SBP does not have the tools to control supply-side inflation. SBP also does not have tools to control demand-side inflation if the inflation is generated in the undocumented economy. SBP can only control inflation which is generated by the increase in private sector borrowing or consumer financing but that is a rare phenomenon in Pakistan.
When the latest monetary policy statement was announced, I believed that SBP finally realized that it is helpless to control inflation. It was a revolution because for the last many years and especially the last two years, SBP had been communicating its complete faith in using the discount rate to control inflation. SBP had finally adulted. It was something to be celebrated and hence, tears of joy.
SBP Act Amendment
Unfortunately, the joy didn't last too long. A new SBP Act (Amendment) is making its way to the parliament. It boggles the mind that why price stability (inflation targeting) has been made the primary objective of SBP when SBP doesn’t have the capability to control inflation. The fault isn’t with SBP. The economy of Pakistan with low credit penetration, low contribution of private credit to GDP, negligible (0.2%) mortgage penetration, large undocumented economy, and significant control of pricing in the hands of cartels and mafias, is just not suited for the central bank to manage inflation.

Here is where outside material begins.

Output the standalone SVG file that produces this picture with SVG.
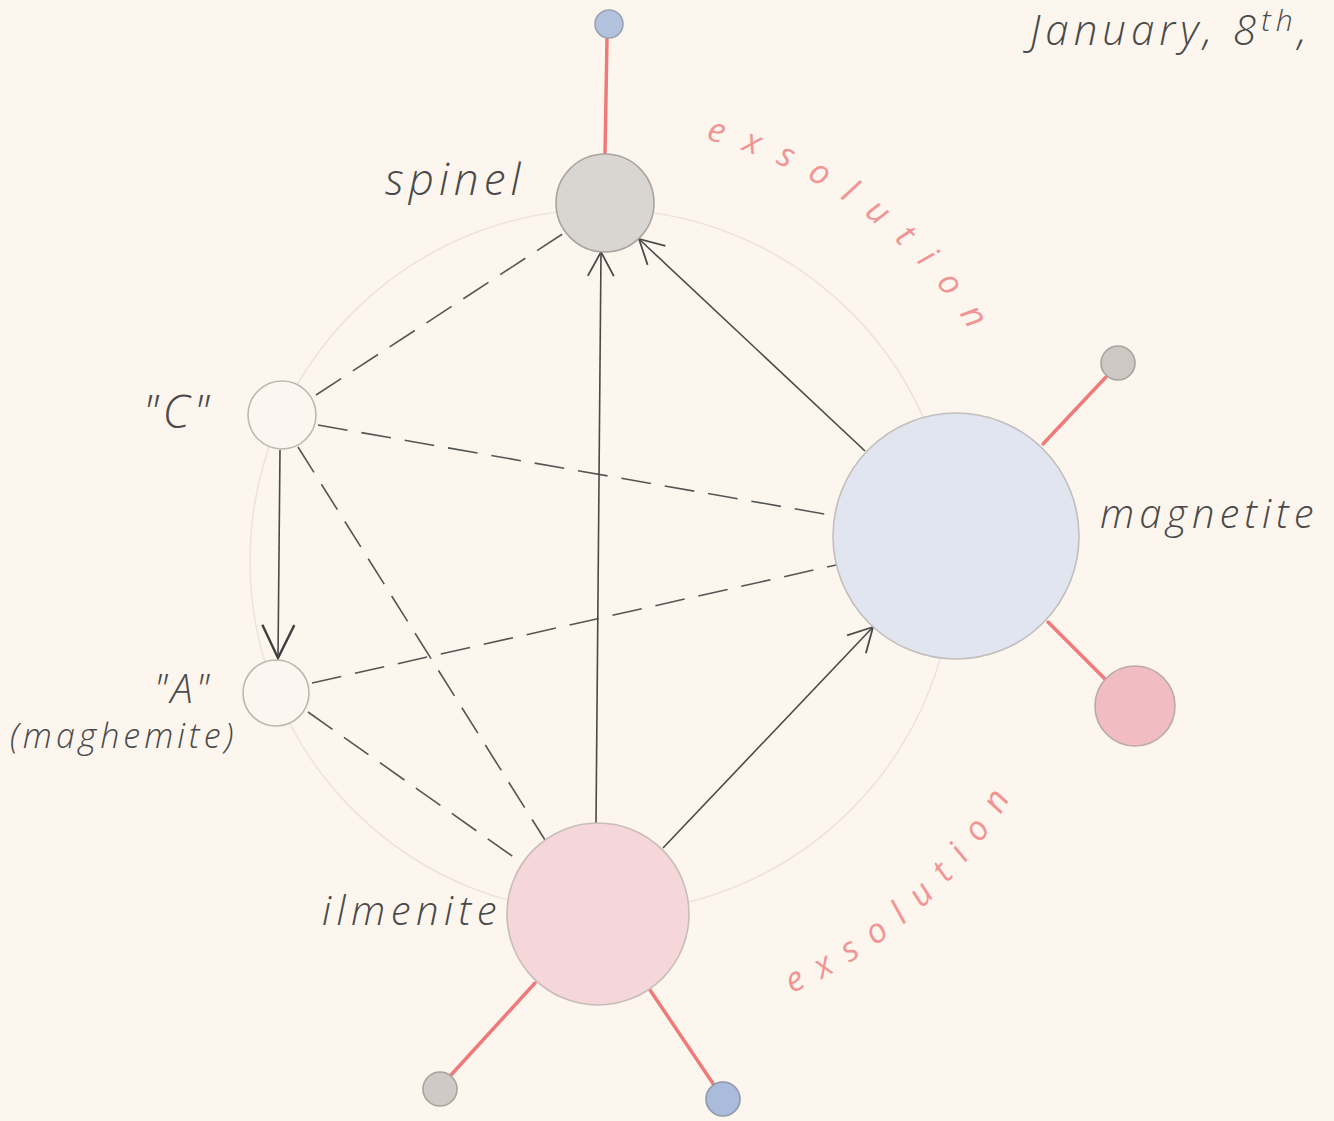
<svg xmlns="http://www.w3.org/2000/svg" width="1334" height="1121" viewBox="0 0 1334 1121">
<style>
.lbl{font-family:"Open Sans","Liberation Sans",sans-serif;font-style:italic;font-weight:300;fill:#4a4a4a}
.exs{font-family:"Open Sans","Liberation Sans",sans-serif;font-style:italic;font-weight:400;fill:#f29494;font-size:34px}
.dash{fill:none;stroke:#555;stroke-width:1.6;stroke-dasharray:30 14}
.solid{fill:none;stroke:#4a4a4a;stroke-width:1.6;marker-end:url(#arr)}
.red{stroke:#ef7a7a;stroke-width:3.5;stroke-linecap:round}
.node{stroke-width:1.6}
</style>
<defs>
<marker id="arr" markerUnits="userSpaceOnUse" markerWidth="30" markerHeight="34" viewBox="0 0 30 34" refX="27" refY="17" orient="auto">
<path d="M3,4 L27,17 L3,30" fill="none" stroke="#4a4a4a" stroke-width="1.8"/>
</marker>
<marker id="arrBig" markerUnits="userSpaceOnUse" markerWidth="40" markerHeight="40" viewBox="0 0 40 40" refX="37" refY="20" orient="auto">
<path d="M4,4 L37,20 L4,36" fill="none" stroke="#3f3f3f" stroke-width="2.4"/>
</marker>
<path id="arcTop" d="M699.6,138.1 A434,434 0 0 1 985.2,357.2"/>
<path id="arcBot" d="M778.8,998.6 A472,472 0 0 0 1022.6,775.3"/>
</defs>
<rect width="1334" height="1121" fill="#fdf6ee"/>
<circle cx="602" cy="561" r="352" fill="none" stroke="#ebe3dc" stroke-width="1.5"/>

<g id="exsolution-lines">
<line class="red" x1="607" y1="38" x2="605" y2="154"/>
<line class="red" x1="1043" y1="444" x2="1106" y2="377"/>
<line class="red" x1="1048" y1="622" x2="1106" y2="680"/>
<line class="red" x1="535" y1="983" x2="451" y2="1075"/>
<line class="red" x1="650" y1="990" x2="714" y2="1085"/>
</g>

<g id="connectors">
<line class="dash" x1="316" y1="395" x2="564" y2="233"/>
<line class="dash" x1="318" y1="425" x2="830" y2="515"/>
<line class="dash" x1="298" y1="447" x2="545" y2="840"/>
<line class="dash" x1="312" y1="683" x2="836" y2="565"/>
<line class="dash" x1="308" y1="712" x2="515" y2="858"/>
<line class="solid" x1="596" y1="824" x2="601" y2="252"/>
<line class="solid" x1="865" y1="451" x2="639" y2="239"/>
<line class="solid" x1="663" y1="848" x2="873" y2="627"/>
<line class="solid" x1="280" y1="450" x2="278" y2="658" stroke-width="2" style="marker-end:url(#arrBig)"/>
</g>

<g id="spinel">
<circle class="node" cx="605" cy="203" r="49" fill="#d9d5d1" stroke="#a9a4a0"/>
<text class="lbl" x="385" y="195" font-size="44" letter-spacing="5">spinel</text>
</g>
<g id="spinel-top">
<circle class="node" cx="609" cy="24" r="14" fill="#b3c3de" stroke="#9aa3b3"/>
</g>
<g id="magnetite">
<circle class="node" cx="956" cy="536" r="123" fill="#e1e5f0" stroke="#c2bebd"/>
<text class="lbl" x="1100" y="528" font-size="40" letter-spacing="5">magnetite</text>
</g>
<g id="magnetite-gray">
<circle class="node" cx="1118" cy="363" r="17" fill="#cdc8c4" stroke="#a9a4a0"/>
</g>
<g id="magnetite-pink">
<circle class="node" cx="1135" cy="706" r="40" fill="#f2bcc3" stroke="#b9a9aa"/>
</g>
<g id="C">
<circle class="node" cx="282" cy="415" r="34" fill="#fcf6f0" stroke="#bdb7b2"/>
<text class="lbl" x="178" y="428" font-size="46" text-anchor="middle" letter-spacing="4">"C"</text>
</g>
<g id="A">
<circle class="node" cx="276" cy="693" r="33" fill="#fcf6f0" stroke="#bdb7b2"/>
<text class="lbl" x="183" y="703" font-size="40" text-anchor="middle" letter-spacing="3">"A"</text>
<text class="lbl" x="10" y="748" font-size="34" letter-spacing="4">(maghemite)</text>
</g>
<g id="ilmenite">
<circle class="node" cx="598" cy="914" r="91" fill="#f6d7d9" stroke="#c8bcbc"/>
<text class="lbl" x="322" y="925" font-size="40" letter-spacing="5.5">ilmenite</text>
</g>
<g id="ilmenite-gray">
<circle class="node" cx="440" cy="1089" r="17" fill="#cfcac6" stroke="#a9a4a0"/>
</g>
<g id="ilmenite-blue">
<circle class="node" cx="723" cy="1099" r="17" fill="#a9bcdc" stroke="#8f98aa"/>
</g>

<g id="labels">
<text class="exs" letter-spacing="20"><textPath href="#arcTop" startOffset="6">exsolution</textPath></text>
<text class="exs" letter-spacing="16"><textPath href="#arcBot" startOffset="14">exsolution</textPath></text>
<text class="lbl" x="1030" y="45" font-size="42" letter-spacing="5">January, 8<tspan dy="-14" font-size="30">th</tspan><tspan dy="14">,</tspan></text>
</g>
</svg>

We have been told that we are importing best practices as many central banks around the world have inflation targeting as their mandate. The best practice to import should have been an open and thinking mindset that could have wondered or inquired if SBP has the tools or the capability to control inflation. If not, then price stability should have been a secondary or tertiary target.
There are other questions:
What is the inflation target? 2% like developed countries?
Who will set the inflation target?
Which benchmark will be used to target inflation: headline inflation, core inflation, inflation as depicted by CPI or SPI or any other benchmark etc.?
Has any research been done which shows that SBP has any ability to affect this inflation by playing with the hammer (discount rate)?